Task —
Exactly reproduce the lines that run from the one containing "Write a Python" through the one containing "35, 40, 45]", ends included, with no pictures.

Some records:
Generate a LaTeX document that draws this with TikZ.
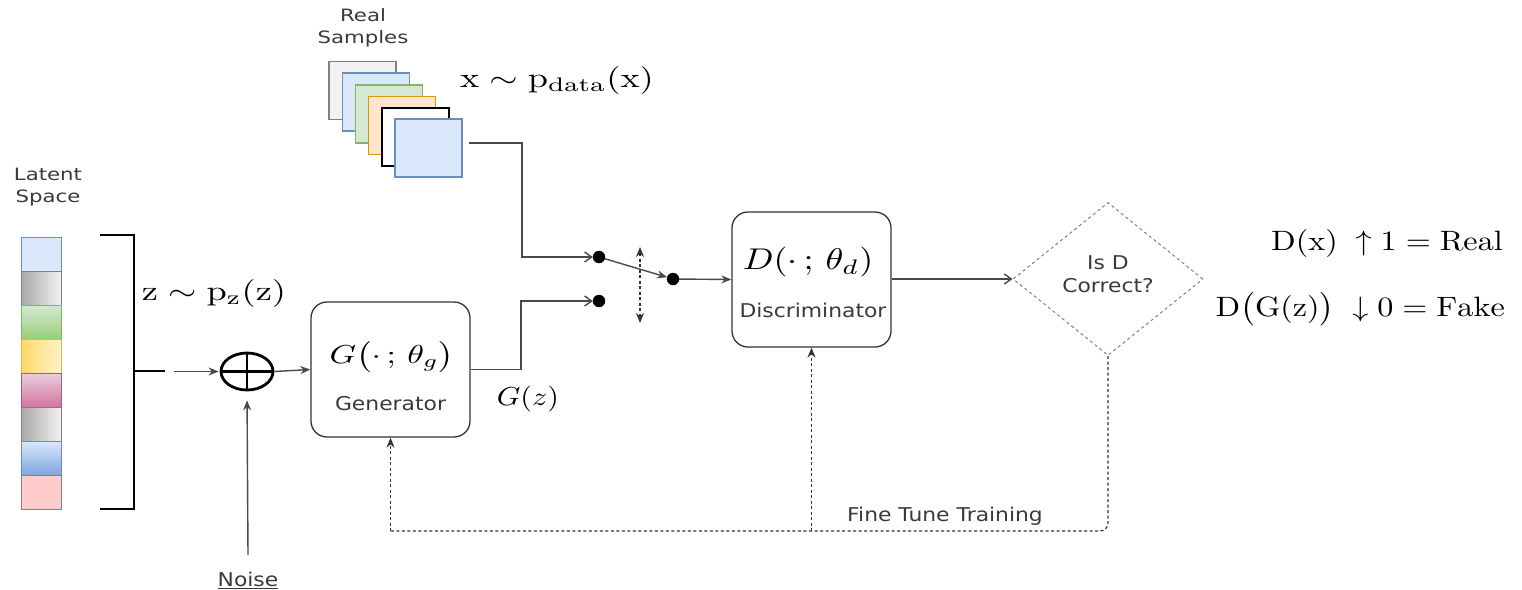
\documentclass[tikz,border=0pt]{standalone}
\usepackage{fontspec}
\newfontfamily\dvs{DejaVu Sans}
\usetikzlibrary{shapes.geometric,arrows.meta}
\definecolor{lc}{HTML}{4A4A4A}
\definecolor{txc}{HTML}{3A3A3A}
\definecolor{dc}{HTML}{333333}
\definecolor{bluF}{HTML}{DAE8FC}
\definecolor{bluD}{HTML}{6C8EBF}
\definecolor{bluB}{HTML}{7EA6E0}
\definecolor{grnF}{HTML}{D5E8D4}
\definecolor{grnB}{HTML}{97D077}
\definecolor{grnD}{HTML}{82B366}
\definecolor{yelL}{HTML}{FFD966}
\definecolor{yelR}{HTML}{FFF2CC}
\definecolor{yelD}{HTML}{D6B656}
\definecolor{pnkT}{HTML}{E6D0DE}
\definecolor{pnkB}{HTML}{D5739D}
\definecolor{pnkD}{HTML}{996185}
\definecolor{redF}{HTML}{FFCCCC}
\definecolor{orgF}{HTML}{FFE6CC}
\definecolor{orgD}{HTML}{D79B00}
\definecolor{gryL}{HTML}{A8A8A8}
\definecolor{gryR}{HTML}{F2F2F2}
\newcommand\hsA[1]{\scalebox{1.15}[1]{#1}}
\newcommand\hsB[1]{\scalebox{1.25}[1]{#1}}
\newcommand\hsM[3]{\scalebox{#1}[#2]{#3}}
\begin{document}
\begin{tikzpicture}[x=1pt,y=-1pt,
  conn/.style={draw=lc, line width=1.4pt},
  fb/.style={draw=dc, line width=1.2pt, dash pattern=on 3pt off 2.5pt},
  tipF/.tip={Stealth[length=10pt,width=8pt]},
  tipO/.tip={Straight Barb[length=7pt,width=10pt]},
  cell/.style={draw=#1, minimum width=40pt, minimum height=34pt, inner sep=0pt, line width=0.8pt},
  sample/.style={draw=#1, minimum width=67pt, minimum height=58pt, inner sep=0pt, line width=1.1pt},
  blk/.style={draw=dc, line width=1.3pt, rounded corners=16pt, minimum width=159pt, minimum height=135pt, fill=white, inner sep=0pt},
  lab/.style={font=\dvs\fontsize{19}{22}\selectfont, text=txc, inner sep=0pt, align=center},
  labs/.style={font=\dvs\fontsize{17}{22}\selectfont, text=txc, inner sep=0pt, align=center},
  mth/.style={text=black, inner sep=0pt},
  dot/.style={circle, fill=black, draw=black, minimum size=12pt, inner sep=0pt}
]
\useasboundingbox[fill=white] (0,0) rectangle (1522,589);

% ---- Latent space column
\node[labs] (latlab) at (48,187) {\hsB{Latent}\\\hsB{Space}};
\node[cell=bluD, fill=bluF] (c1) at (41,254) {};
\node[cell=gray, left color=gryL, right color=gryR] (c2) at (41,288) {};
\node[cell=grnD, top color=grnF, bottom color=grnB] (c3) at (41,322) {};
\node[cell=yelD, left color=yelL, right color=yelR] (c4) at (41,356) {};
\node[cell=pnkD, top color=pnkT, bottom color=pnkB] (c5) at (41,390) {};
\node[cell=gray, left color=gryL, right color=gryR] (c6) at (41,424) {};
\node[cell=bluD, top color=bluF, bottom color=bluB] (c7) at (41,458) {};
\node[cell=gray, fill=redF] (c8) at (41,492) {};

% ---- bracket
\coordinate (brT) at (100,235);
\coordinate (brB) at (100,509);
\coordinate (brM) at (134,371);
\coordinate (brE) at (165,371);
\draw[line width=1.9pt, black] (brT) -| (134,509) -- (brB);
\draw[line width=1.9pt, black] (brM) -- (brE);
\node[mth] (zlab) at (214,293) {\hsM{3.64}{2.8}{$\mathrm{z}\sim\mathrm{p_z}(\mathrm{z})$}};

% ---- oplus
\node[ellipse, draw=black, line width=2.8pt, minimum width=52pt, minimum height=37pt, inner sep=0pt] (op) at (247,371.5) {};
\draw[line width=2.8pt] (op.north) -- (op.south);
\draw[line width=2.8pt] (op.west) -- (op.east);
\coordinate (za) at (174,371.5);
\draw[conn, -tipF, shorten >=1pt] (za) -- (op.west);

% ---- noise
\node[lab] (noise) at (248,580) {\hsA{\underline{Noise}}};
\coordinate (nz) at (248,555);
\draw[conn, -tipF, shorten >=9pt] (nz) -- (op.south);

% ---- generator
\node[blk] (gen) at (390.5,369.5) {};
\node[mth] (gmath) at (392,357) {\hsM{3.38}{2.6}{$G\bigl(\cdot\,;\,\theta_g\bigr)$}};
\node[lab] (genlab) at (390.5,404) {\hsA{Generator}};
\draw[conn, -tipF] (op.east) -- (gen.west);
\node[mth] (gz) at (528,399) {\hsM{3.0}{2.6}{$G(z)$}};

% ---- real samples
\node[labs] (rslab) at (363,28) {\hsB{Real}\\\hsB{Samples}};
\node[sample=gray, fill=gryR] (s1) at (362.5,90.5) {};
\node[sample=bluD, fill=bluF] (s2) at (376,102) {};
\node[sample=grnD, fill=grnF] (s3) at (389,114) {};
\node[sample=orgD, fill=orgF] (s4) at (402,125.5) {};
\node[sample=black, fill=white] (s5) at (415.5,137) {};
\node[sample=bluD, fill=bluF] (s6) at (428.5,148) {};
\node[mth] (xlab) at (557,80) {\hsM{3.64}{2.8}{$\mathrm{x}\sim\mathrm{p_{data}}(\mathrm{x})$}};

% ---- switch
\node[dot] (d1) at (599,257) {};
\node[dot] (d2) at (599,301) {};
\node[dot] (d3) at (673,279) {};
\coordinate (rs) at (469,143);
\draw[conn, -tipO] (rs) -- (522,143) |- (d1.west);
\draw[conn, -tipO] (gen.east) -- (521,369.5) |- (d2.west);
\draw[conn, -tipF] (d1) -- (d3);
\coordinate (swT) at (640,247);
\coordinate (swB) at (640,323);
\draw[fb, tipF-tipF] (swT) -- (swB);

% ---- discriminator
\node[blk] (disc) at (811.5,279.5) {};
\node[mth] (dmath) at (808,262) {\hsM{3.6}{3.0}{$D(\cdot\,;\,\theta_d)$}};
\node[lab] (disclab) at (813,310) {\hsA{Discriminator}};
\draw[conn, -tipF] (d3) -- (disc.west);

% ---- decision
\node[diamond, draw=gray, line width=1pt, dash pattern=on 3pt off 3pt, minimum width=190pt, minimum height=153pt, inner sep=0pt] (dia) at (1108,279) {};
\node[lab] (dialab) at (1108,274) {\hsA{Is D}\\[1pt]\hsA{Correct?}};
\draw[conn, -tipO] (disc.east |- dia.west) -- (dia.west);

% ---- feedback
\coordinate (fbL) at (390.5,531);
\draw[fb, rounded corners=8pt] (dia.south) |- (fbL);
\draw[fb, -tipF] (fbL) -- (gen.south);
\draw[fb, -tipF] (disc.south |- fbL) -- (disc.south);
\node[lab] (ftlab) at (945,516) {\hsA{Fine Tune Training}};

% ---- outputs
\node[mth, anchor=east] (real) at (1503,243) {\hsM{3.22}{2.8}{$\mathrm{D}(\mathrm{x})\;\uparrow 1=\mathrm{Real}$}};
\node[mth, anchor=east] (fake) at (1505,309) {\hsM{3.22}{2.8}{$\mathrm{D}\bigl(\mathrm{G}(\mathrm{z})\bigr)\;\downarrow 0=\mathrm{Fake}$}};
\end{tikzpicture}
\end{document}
==
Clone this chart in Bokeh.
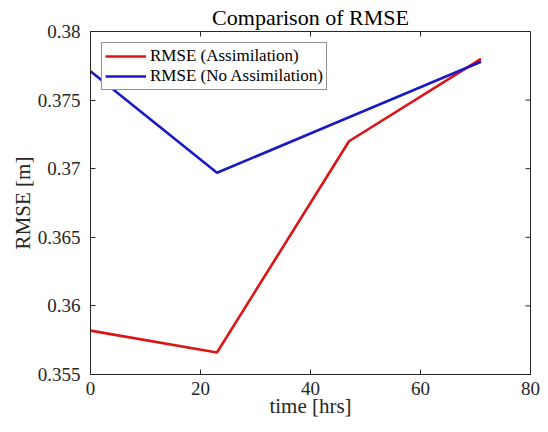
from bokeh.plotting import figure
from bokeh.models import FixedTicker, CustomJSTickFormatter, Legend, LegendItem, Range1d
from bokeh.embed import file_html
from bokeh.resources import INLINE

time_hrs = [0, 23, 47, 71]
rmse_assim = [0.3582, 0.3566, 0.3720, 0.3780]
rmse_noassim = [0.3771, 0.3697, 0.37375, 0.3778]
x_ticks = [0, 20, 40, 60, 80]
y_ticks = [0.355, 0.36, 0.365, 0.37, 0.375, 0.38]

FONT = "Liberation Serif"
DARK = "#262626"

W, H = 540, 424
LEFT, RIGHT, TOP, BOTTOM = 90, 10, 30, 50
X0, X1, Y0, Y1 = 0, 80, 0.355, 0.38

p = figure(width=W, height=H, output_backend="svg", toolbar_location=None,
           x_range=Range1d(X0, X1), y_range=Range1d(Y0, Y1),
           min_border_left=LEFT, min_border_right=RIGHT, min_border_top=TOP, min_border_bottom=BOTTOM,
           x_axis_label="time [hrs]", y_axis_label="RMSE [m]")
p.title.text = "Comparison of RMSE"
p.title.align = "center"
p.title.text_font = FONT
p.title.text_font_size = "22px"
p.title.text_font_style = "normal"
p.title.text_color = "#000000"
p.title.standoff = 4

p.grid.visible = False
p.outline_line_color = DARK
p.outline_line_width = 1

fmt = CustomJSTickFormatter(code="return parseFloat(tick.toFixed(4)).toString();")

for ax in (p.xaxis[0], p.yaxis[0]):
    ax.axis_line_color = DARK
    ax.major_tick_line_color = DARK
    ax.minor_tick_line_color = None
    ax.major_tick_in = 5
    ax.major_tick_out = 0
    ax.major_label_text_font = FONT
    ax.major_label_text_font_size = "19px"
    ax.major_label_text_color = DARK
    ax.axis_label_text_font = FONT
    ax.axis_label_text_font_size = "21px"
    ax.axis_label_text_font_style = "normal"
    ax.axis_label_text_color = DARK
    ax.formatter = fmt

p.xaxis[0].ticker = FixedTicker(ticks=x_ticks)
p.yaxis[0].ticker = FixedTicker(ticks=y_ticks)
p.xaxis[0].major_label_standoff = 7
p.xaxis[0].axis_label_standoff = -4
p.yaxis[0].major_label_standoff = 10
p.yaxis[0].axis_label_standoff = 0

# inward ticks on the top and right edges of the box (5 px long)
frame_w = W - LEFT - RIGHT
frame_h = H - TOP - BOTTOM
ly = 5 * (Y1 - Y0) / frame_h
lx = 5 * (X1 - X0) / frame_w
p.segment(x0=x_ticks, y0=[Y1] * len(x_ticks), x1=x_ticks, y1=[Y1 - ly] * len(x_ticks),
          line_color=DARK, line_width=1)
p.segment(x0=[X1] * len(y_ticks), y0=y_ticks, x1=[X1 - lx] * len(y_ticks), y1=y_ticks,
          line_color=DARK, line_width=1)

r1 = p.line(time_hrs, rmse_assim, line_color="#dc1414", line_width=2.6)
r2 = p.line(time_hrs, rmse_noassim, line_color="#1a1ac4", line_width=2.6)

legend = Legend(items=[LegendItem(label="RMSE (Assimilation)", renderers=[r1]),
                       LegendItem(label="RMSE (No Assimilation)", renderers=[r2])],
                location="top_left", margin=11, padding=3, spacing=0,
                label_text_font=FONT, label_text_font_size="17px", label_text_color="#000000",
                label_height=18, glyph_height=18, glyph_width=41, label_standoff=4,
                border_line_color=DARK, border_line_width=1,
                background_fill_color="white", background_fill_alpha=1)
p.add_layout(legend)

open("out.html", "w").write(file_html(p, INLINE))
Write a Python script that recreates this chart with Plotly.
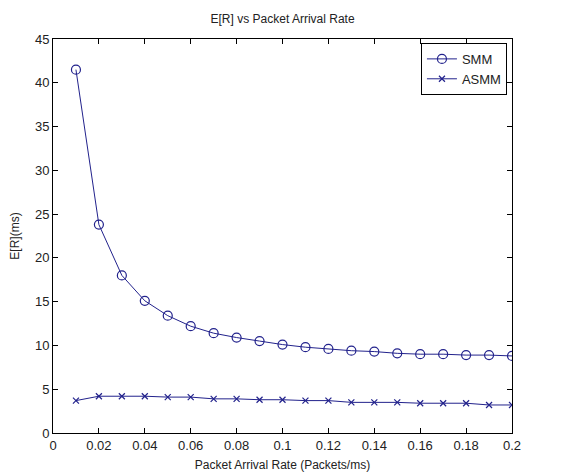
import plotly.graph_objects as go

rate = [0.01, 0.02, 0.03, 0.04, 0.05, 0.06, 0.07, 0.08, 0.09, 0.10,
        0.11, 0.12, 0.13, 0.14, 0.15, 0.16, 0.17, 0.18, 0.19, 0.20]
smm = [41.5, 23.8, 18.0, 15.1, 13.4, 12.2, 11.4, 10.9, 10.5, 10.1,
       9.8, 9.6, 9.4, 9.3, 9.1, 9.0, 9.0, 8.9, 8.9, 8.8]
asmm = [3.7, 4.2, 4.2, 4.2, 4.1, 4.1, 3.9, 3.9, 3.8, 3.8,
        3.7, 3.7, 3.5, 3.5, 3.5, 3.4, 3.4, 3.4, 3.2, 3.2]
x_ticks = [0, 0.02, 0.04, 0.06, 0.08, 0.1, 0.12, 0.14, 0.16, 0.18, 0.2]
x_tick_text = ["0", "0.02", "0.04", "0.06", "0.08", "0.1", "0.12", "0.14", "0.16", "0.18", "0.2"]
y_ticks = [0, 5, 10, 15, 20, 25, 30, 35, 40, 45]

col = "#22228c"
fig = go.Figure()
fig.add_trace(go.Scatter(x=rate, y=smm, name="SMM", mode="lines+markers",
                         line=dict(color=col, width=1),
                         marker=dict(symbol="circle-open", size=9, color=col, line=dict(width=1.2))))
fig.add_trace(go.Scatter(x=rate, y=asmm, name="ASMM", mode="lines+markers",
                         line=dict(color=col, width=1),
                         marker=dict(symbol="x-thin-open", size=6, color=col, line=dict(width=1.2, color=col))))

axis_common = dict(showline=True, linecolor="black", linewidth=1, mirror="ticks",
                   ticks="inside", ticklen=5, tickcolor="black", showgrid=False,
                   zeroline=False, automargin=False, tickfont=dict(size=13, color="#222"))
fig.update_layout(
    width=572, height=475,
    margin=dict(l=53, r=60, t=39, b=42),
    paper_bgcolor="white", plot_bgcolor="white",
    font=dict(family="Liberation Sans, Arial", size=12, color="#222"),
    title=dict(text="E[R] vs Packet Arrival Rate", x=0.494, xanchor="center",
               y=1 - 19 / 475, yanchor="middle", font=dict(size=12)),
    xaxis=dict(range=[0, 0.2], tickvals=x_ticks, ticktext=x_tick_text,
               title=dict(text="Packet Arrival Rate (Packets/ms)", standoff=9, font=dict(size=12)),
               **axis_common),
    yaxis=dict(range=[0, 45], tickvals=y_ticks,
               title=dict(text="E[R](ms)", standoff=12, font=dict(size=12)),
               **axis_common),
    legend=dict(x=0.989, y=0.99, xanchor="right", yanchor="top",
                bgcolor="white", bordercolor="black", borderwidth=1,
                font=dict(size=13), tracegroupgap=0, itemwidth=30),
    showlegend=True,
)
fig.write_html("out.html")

Exercise solution —
Write a Python script that recreates this chart with Plotly.
import plotly.graph_objects as go

rate = [0.01, 0.02, 0.03, 0.04, 0.05, 0.06, 0.07, 0.08, 0.09, 0.10,
        0.11, 0.12, 0.13, 0.14, 0.15, 0.16, 0.17, 0.18, 0.19, 0.20]
smm = [41.5, 23.8, 18.0, 15.1, 13.4, 12.2, 11.4, 10.9, 10.5, 10.1,
       9.8, 9.6, 9.4, 9.3, 9.1, 9.0, 9.0, 8.9, 8.9, 8.8]
asmm = [3.7, 4.2, 4.2, 4.2, 4.1, 4.1, 3.9, 3.9, 3.8, 3.8,
        3.7, 3.7, 3.5, 3.5, 3.5, 3.4, 3.4, 3.4, 3.2, 3.2]
x_ticks = [0, 0.02, 0.04, 0.06, 0.08, 0.1, 0.12, 0.14, 0.16, 0.18, 0.2]
x_tick_text = ["0", "0.02", "0.04", "0.06", "0.08", "0.1", "0.12", "0.14", "0.16", "0.18", "0.2"]
y_ticks = [0, 5, 10, 15, 20, 25, 30, 35, 40, 45]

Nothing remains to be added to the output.